Como la “ideología” no funciona de por sí, requiere que se la haga funcionar; los dispositivos y engranajes son las instituciones, los discursos institucionales, los Estado-nación, podemos decir, que también se desgastan estos discursos, estas instituciones, estos Estado-nación, pues, si bien, sostienen el funcionamiento de la “ideología”, este sostenimiento queda anacrónico, insuficiente, superado por la complejidad de las contingencias de la lucha de clases, de la guerra anticolonial y antiimperialista. El desgaste del que hablamos se muestra en su desmesura exhaustiva. La persistencias en una “ideología”, inútil e inservible ya, muestra patéticamente los síntomas de la decadencia.

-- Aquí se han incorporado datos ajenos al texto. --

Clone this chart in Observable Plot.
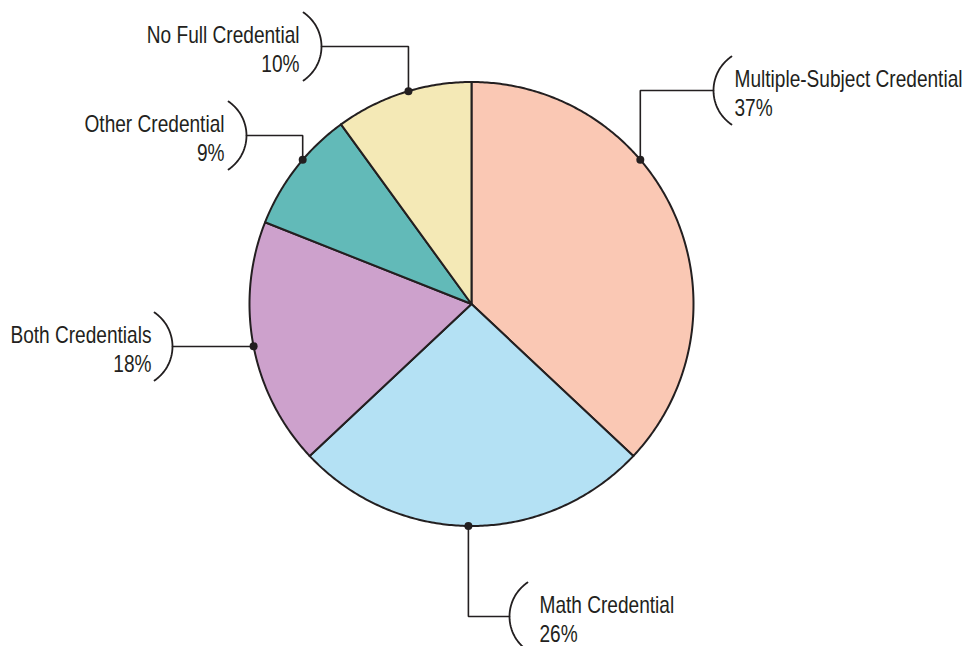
<!DOCTYPE html>
<html>
<head>
<meta charset="utf-8">
<script src="https://cdn.jsdelivr.net/npm/d3@7"></script>
<script src="https://cdn.jsdelivr.net/npm/@observablehq/plot@0.6"></script>
<style>
  html, body { margin: 0; padding: 0; background: #ffffff; }
  #chart svg { display: block; }
</style>
</head>
<body>
<div id="chart"></div>
<script>
// ---- data ----
const categories = [
  "Multiple-Subject Credential",
  "Math Credential",
  "Both Credentials",
  "Other Credential",
  "No Full Credential"
];
const shares = [37, 26, 18, 9, 10];
const percentLabels = ["37%", "26%", "18%", "9%", "10%"];
const colors = ["#FAC8B4", "#B4E1F4", "#CDA1CC", "#62BAB8", "#F4E9B6"];

// ---- layout (pixels) ----
const W = 966, H = 646;
const CX = 471, CY = 303.5, RAD = 222;
const anchorDeg = [49.5, 180.8, 259, 310.5, 343.5];
const leaderY   = [90, 616, 346, 135, 46];
const bracketX  = [713, 509, 172, 246, 321];
const textX     = [734, 539, 151, 224, 299];
const side      = [1, 1, -1, -1, -1];
const textDY = 2;
const BR_HALF = 34, BR_SAG = 18;
const INK = "#231f20";
const FONT = "'Liberation Sans', Arial, Helvetica, sans-serif";
const FONT_SIZE = 23;
const NARROW = 0.83;

const ux = px => (px - CX) / RAD;
const uy = py => (CY - py) / RAD;

// pie slices as polygons in unit coordinates
const total = d3.sum(shares);
let acc = 0;
const slicePts = [];
categories.forEach((c, i) => {
  const a0 = acc / total * 2 * Math.PI;
  acc += shares[i];
  const a1 = acc / total * 2 * Math.PI;
  slicePts.push({c, x: 0, y: 0});
  const n = Math.max(2, Math.ceil((a1 - a0) / 0.01));
  for (let k = 0; k <= n; k++) {
    const a = a0 + (a1 - a0) * k / n;
    slicePts.push({c, x: Math.sin(a), y: Math.cos(a)});
  }
});

// anchor dots
const anchors = categories.map((c, i) => {
  const a = anchorDeg[i] * Math.PI / 180;
  return {c, x: Math.sin(a), y: Math.cos(a)};
});

// leader lines
const leaderPts = [];
anchors.forEach((d, i) => {
  leaderPts.push({c: d.c, x: d.x, y: d.y});
  leaderPts.push({c: d.c, x: d.x, y: uy(leaderY[i])});
  leaderPts.push({c: d.c, x: ux(bracketX[i]), y: uy(leaderY[i])});
});

// brackets
const Rb = (BR_HALF * BR_HALF + BR_SAG * BR_SAG) / (2 * BR_SAG);
const phiMax = Math.asin(BR_HALF / Rb);
const bracketPts = [];
categories.forEach((c, i) => {
  const n = 30;
  for (let k = 0; k <= n; k++) {
    const phi = -phiMax + 2 * phiMax * k / n;
    const px = side[i] === 1
      ? bracketX[i] + Rb - Rb * Math.cos(phi)
      : bracketX[i] - Rb + Rb * Math.cos(phi);
    const py = leaderY[i] + Rb * Math.sin(phi);
    bracketPts.push({c, x: ux(px), y: uy(py)});
  }
});

// labels
const labels = categories.map((c, i) => ({
  c, side: side[i],
  x: ux(textX[i]), y: uy(leaderY[i] + textDY),
  text: c + "\n" + percentLabels[i]
}));

const textOpts = {
  x: "x", y: "y", text: "text",
  fontSize: FONT_SIZE, fontFamily: FONT, fill: INK,
  lineHeight: 1.22, lineAnchor: "middle"
};

const svg = Plot.plot({
  width: W, height: H,
  margin: 0,
  x: {type: "linear", domain: [-1, 1], range: [CX - RAD, CX + RAD], axis: null},
  y: {type: "linear", domain: [-1, 1], range: [CY + RAD, CY - RAD], axis: null},
  color: {domain: categories, range: colors},
  style: {background: "#ffffff", overflow: "visible"},
  marks: [
    Plot.line(slicePts, {x: "x", y: "y", z: "c", fill: "c", stroke: INK,
      strokeWidth: 2, strokeLinejoin: "round", curve: "linear-closed"}),
    Plot.line(leaderPts, {x: "x", y: "y", z: "c", stroke: INK, strokeWidth: 1.6,
      strokeLinejoin: "miter"}),
    Plot.line(bracketPts, {x: "x", y: "y", z: "c", stroke: INK, strokeWidth: 1.8}),
    Plot.dot(anchors, {x: "x", y: "y", r: 4, fill: INK, stroke: null}),
    Plot.text(labels.filter(d => d.side === 1), {...textOpts, textAnchor: "start"}),
    Plot.text(labels.filter(d => d.side === -1), {...textOpts, textAnchor: "end"})
  ]
});

document.getElementById("chart").appendChild(svg);

// condense label glyphs horizontally around their anchor
svg.querySelectorAll('g[aria-label="text"] text').forEach(t => {
  let ax = 0;
  const tr = t.getAttribute("transform");
  const m = tr && tr.match(/translate\(\s*([-\d.e]+)/);
  if (m) ax = +m[1];
  else if (t.getAttribute("x") != null) ax = +t.getAttribute("x");
  const g = document.createElementNS("http://www.w3.org/2000/svg", "g");
  g.setAttribute("transform", `translate(${ax},0) scale(${NARROW},1) translate(${-ax},0)`);
  t.parentNode.insertBefore(g, t);
  g.appendChild(t);
});
</script>
</body>
</html>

El problema “ideológico” reaparece después, a pesar de las guerras de la independencia, de la independencia nacional, de la liberación nacional, incluso de las revoluciones socialistas, la “ideología” se vuelve a extender, a amplificar, a complejizar abigarradamente. El discurso socialista pretende haber superado la “ideología” burguesa construyendo una “ideología” socialista. Ya no es la burguesía la representante universal de la sociedad sino la burocracia del Estado socialista. La “ideología” es “ideología” porque es representación, sustituye al mundo efectivo por las representaciones institucionales; después porque pretende no ser representación sino la verdad del mundo, la verdad descarnada del mundo, la ciencia positiva, la descripción del mundo tal como es. La “ideología” es “ideología” porque encubre dominaciones; de la dominación de la burguesía se ha pasado a la dominación de la burocracia.

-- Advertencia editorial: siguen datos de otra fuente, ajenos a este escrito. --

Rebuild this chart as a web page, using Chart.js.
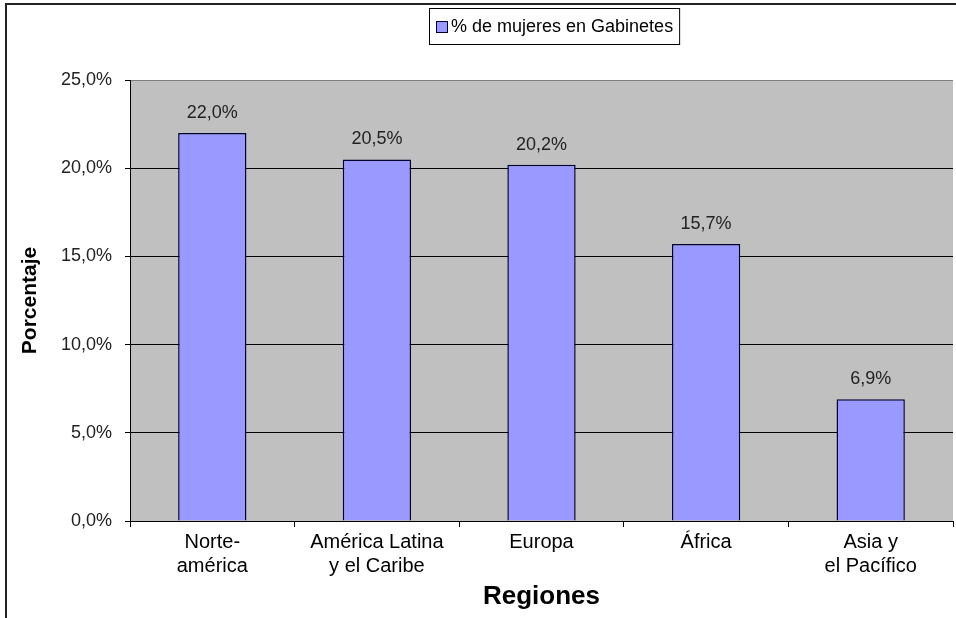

Actualmente los llamados gobiernos progresistas pretenden ampliar la extensión de la “ideología”. Dicen que son los dispositivos estatales del socialismo del siglo XXI, que habría superado los errores y las contradicciones del socialismo real del siglo XX. Sin embargo, mantiene toscamente a dos clases sociales con pretensiones universales, la burguesía y la burocracia. Se hace doblemente evidente la insuficiencia de la “ideología”. Se refuerza doblemente la decadencia. Los comportamientos decadentes aparecen en sus dobles guiones y narrativas, la narrativa burguesa y la narrativa burocrática. Se cae doblemente en la corrosión y corrupción, que son como los desbordes escandalosos de estas excedencias de lo incongruente.

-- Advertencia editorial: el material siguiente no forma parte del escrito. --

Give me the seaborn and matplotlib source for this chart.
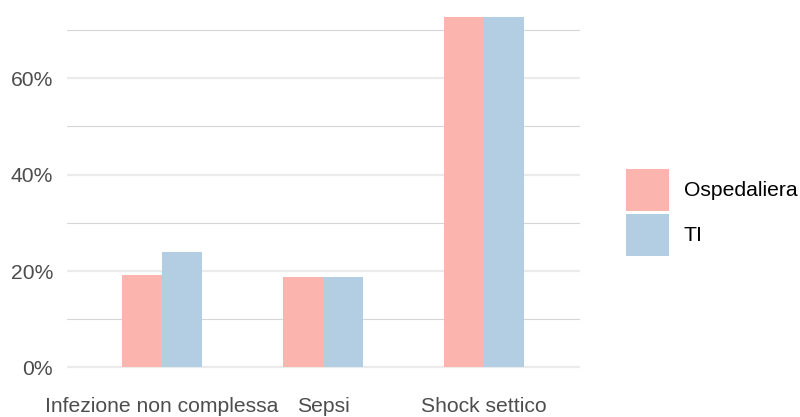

¿Cómo salir de la decadencia? Hay que salir de la “ideología”, de sus ampliaciones ad hoc y abigarradas. Lo que equivale a decir también salir de las dominaciones polimorfas, de sus cristalizaciones institucionales. Esto implica llevar a término las emancipaciones múltiples, en la consecución de las liberaciones múltiples. En vez de “ideología” recuperar la capacidad de la imaginación radical y del imaginario radical. En vez de instituciones fosilizadas, instituciones plásticas, flexibles y desechables, sirviendo como herramientas para solucionar problemas; no, como ahora, cuando las instituciones, el Estado, se han convertido en problema, el problema mayúsculo que atenta contra la sobrevivencia humana.